Interpolated strings
Ola Fosheim Grøstad via Digitalmars-d
digitalmars-d at puremagic.com
Tue Apr 18 23:51:30 PDT 2017
On Wednesday, 19 April 2017 at 03:49:09 UTC, bpr wrote:
> I don't think I've ever heard from Common Lisp, Scheme or
> Clojure programmers that they'd like to remove macros from
> their respective languages for the reasons you mention. I don't
> see the disasters there. The Julia folks looked at the Lisp
> experience and decided to include macros.
Lisp AST is minimal.
> Both Rust and Nim support macros. Scala too. Not long enough
> for the disaster yet?
How many Rust programmers write their own macros?
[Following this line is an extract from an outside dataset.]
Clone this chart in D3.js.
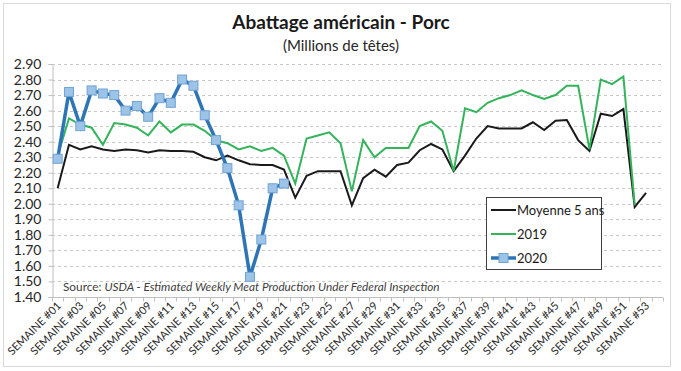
<!DOCTYPE html>
<html>
<head>
<meta charset="utf-8">
<script src="https://cdn.jsdelivr.net/npm/d3@7"></script>
<style>
  body { margin: 0; background: #fff; }
  text { font-family: Lato, "Open Sans", sans-serif; }
</style>
</head>
<body>
<div id="canvas"></div>
<script>
"use strict"

/* data */
let weeks = d3.range(1, 55).map(function (w) { return "SEMAINE #" + String(w).padStart(2, "0"); });

let moyenne = [2.10, 2.38, 2.35, 2.37, 2.35, 2.34, 2.35, 2.345, 2.33, 2.345,
  2.34, 2.34, 2.335, 2.30, 2.28, 2.31, 2.28, 2.255, 2.25, 2.25,
  2.22, 2.04, 2.18, 2.21, 2.21, 2.21, 1.99, 2.165, 2.22, 2.175,
  2.25, 2.265, 2.345, 2.385, 2.35, 2.21, 2.31, 2.42, 2.50, 2.485,
  2.485, 2.485, 2.525, 2.475, 2.535, 2.54, 2.41, 2.34, 2.58, 2.565,
  2.61, 1.98, 2.07];

let an2019 = [2.31, 2.55, 2.51, 2.49, 2.38, 2.52, 2.51, 2.49, 2.44, 2.53,
  2.46, 2.51, 2.51, 2.47, 2.41, 2.39, 2.35, 2.37, 2.34, 2.36,
  2.31, 2.13, 2.42, 2.44, 2.46, 2.39, 2.08, 2.41, 2.30, 2.36,
  2.36, 2.36, 2.50, 2.53, 2.47, 2.21, 2.615, 2.59, 2.65, 2.68,
  2.70, 2.73, 2.70, 2.675, 2.70, 2.76, 2.76, 2.35, 2.80, 2.77,
  2.82, 1.99];

let an2020 = [2.29, 2.72, 2.50, 2.73, 2.71, 2.70, 2.60, 2.63, 2.56, 2.68,
  2.65, 2.80, 2.76, 2.57, 2.41, 2.23, 1.99, 1.53, 1.77, 2.10,
  2.13];

let yTicks = d3.range(1.40, 2.901, 0.10);

let drawing = d3.select("#canvas")
    .append("svg")
    .attr("width", 681)
    .attr("height", 371);

let border = drawing.append("rect")
    .attr("x", 3.5).attr("y", 3.5)
    .attr("width", 667).attr("height", 363)
    .attr("fill", "#fff")
    .attr("stroke", "#d9d9d9");

let x = d3.scaleBand().domain(weeks).range([52, 663]);
let y = d3.scaleLinear().domain([1.40, 2.90]).range([297, 64]);
let cx = function (i) { return x(weeks[i]) + x.bandwidth() / 2; };

/* titles */
drawing.append("text")
    .attr("x", 341).attr("y", 29)
    .attr("text-anchor", "middle")
    .attr("font-size", 19).attr("font-weight", "bold")
    .attr("fill", "#1a1a1a")
    .text("Abattage américain - Porc");

drawing.append("text")
    .attr("x", 341).attr("y", 51)
    .attr("text-anchor", "middle")
    .attr("font-size", 15)
    .attr("fill", "#262626")
    .text("(Millions de têtes)");

/* gridlines */
drawing.append("g")
    .selectAll("line")
    .data(yTicks.slice(1))
    .join("line")
    .attr("x1", 52).attr("x2", 663)
    .attr("y1", function (d) { return Math.round(y(d)) + 0.5; })
    .attr("y2", function (d) { return Math.round(y(d)) + 0.5; })
    .attr("stroke", "#c8c8c8")
    .attr("stroke-dasharray", "3,3");

/* y axis */
let yAxis = drawing.append("g")
    .attr("transform", "translate(52.5,0)")
    .call(d3.axisLeft(y).tickValues(yTicks).tickFormat(d3.format(".2f")).tickSizeOuter(0).tickSize(4));
yAxis.select(".domain").attr("stroke", "#bfbfbf");
yAxis.selectAll(".tick line").attr("stroke", "#bfbfbf");
yAxis.selectAll(".tick text")
    .attr("x", -11)
    .attr("font-size", 14)
    .attr("font-family", "Lato, sans-serif")
    .attr("fill", "#262626");

/* x axis */
let xAxis = drawing.append("g")
    .attr("transform", "translate(0,297.5)");
xAxis.append("line")
    .attr("x1", 52).attr("x2", 663)
    .attr("stroke", "#bfbfbf");
xAxis.selectAll("line.tk")
    .data(weeks.concat(["end"]))
    .join("line")
    .attr("class", "tk")
    .attr("x1", function (d, i) { return Math.round(52 + i * x.step()) + 0.5; })
    .attr("x2", function (d, i) { return Math.round(52 + i * x.step()) + 0.5; })
    .attr("y1", 0).attr("y2", 4)
    .attr("stroke", "#bfbfbf");
xAxis.selectAll("text")
    .data(weeks.filter(function (d, i) { return i % 2 === 0 && i < 53; }))
    .join("text")
    .attr("transform", function (d) {
      return "translate(" + (x(d) + x.bandwidth() / 2 + 4) + ",9) rotate(-45)";
    })
    .attr("text-anchor", "end")
    .attr("font-size", 11)
    .attr("fill", "#262626")
    .text(function (d) { return d; });

/* source note */
let source = drawing.append("text")
    .attr("x", 63).attr("y", 291)
    .attr("font-size", 11.8)
    .attr("fill", "#404040");
source.append("tspan").text("Source: ");
source.append("tspan").attr("font-style", "italic")
    .text("USDA - Estimated Weekly Meat Production Under Federal Inspection");

/* lines */
let line = d3.line()
    .x(function (d, i) { return cx(i); })
    .y(function (d) { return y(d); });

drawing.append("path")
    .datum(moyenne)
    .attr("d", line)
    .attr("fill", "none")
    .attr("stroke", "#1a1a1a")
    .attr("stroke-width", 2);

drawing.append("path")
    .datum(an2019)
    .attr("d", line)
    .attr("fill", "none")
    .attr("stroke", "#33b35a")
    .attr("stroke-width", 2);

drawing.append("path")
    .datum(an2020)
    .attr("d", line)
    .attr("fill", "none")
    .attr("stroke", "#2e75b6")
    .attr("stroke-width", 3.5);

drawing.append("g")
    .selectAll("rect")
    .data(an2020)
    .join("rect")
    .attr("x", function (d, i) { return cx(i) - 4.5; })
    .attr("y", function (d) { return y(d) - 4.5; })
    .attr("width", 9).attr("height", 9)
    .attr("fill", "#9dc3e6")
    .attr("stroke", "#6fa3d8")
    .attr("stroke-width", 1);

/* legend */
let legend = drawing.append("g");
legend.append("rect")
    .attr("x", 486.5).attr("y", 197.5)
    .attr("width", 115).attr("height", 72)
    .attr("fill", "#fff")
    .attr("stroke", "#404040");

let legendItems = [
  { label: "Moyenne 5 ans", color: "#1a1a1a", w: 2, marker: false },
  { label: "2019", color: "#33b35a", w: 2, marker: false },
  { label: "2020", color: "#2e75b6", w: 3.5, marker: true }
];
legendItems.forEach(function (it, i) {
  let ly = 210 + i * 24;
  legend.append("line")
      .attr("x1", 491).attr("x2", 516)
      .attr("y1", ly).attr("y2", ly)
      .attr("stroke", it.color)
      .attr("stroke-width", it.w);
  if (it.marker) {
    legend.append("rect")
        .attr("x", 499).attr("y", ly - 4.5)
        .attr("width", 9).attr("height", 9)
        .attr("fill", "#9dc3e6")
        .attr("stroke", "#6fa3d8");
  }
  legend.append("text")
      .attr("x", 517).attr("y", ly + 4.5)
      .attr("font-size", 13)
      .attr("fill", "#1a1a1a")
      .text(it.label);
});
</script>
</body>
</html>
My impression
is that Rust macros is a temporary fix because they don't have
another meta programming scheme in place. I also believe that
Rust macros can break between releases.
> last resort. But they're very powerful, and sometimes I'm not
> smart enough to figure out how to do what I want cleanly with
> less powerful features.
Like what?
Certainly, term-rewrite-languages are powerful, e.g. the language
Pure:
https://en.wikipedia.org/wiki/Pure_(programming_language)
But I don't quite see it as an important feature for an
imperative language with an AST as complex as D and with rather
non-uniform semantics.
If you want AST-macros in D you should also argue for redefining
the core language, and turn everything that is unnecessary and
that can be done as lowering into macros (e.g. "for each").